Secure, quick-release latching device for high vibration and shock environment.

[Faustie]

Hello,

I'm currently thinking of a solution to a problem which requires mounting a small avionics box to an interfacing plate. I must be able to rapidly mount the box with minimal effort (e.g., drop into place) which should securely latch, be able to rapidly dismount with low effort but never by accident, and should be capable of withstanding high vibration, shock, acceleration loads etc. (e.g., 22 g quasi-static loads in all axes, SRS of up to 1000 g at 1000 & 10000 Hz, +- 10g static acceleration limits). Ideally, the solution should be low volume and low mass, and available off the shelf.

I came across positive-locking pins such as ball locking, ball clamping, and cam locking fasteners. Would these be sensible solutions (so long as I analyse and test, of course), or have I missed an obvious better solution?

Thank you!

 

[BrianE22]

Backlash in the connection would be important I'd think. The only one of the three I've used are the ball locking pins - I wouldn't count on those if you need a pre-loaded joint.

 

[3DDave]

20 questions time.

How big a box?
How heavy a box?
What is the box made of?
How is this supposed to mount to the plate?
How rapidly is mounting to take place?

I've used expanding sleeve pins to restrain items. There is a handle actuated cam that first draws the core of the pin up until the expansion wedges it and then further motion pulls the cam down tight against whatever is being restrained. this eliminates backlash and provides substantial preload.

See

https://www.carrlane.com/product/alignment-pins/expanding-pins/expanding-pins-cam-handle

In our application we had some made with an over-sleeve for precision (0.005 or less, it's been a while) repetitive alignment. I think you may request that some expanding segments are replaced with plain spacers.

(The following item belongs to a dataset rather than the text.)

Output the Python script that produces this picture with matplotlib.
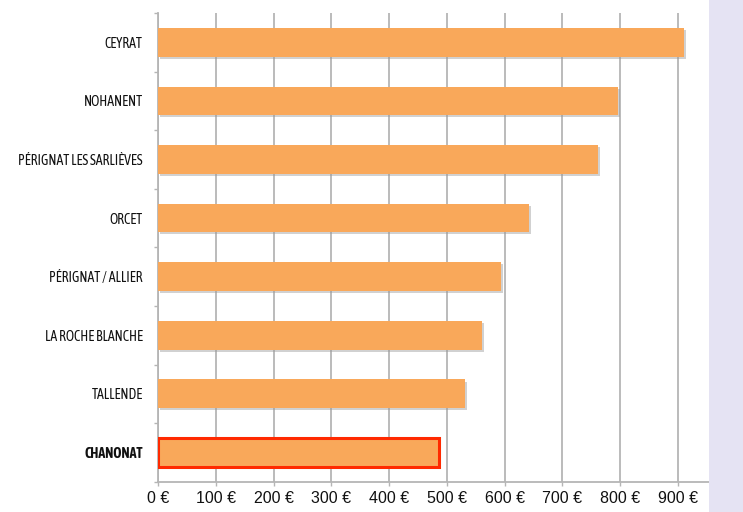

It's best to have a secondary capture on the main capture device. For the expanding pin clamps, to have a spring catch that has to be moved to let the handle loose with a very high g tolerance. For that use it could be a thin wire spring as the load from the handle will be a tensile load and the lower weight of the wire will keep it's deflection from acceleration small. Or use the wrench version so that there isn't any unlocking load.

 

[dvd]

locating pins and magnets with some sort of cam for removal comes to mind

 

[CWB1]

Simple draw latches like on a suitcase or steamer trunk are a super-common old favorite in these situations.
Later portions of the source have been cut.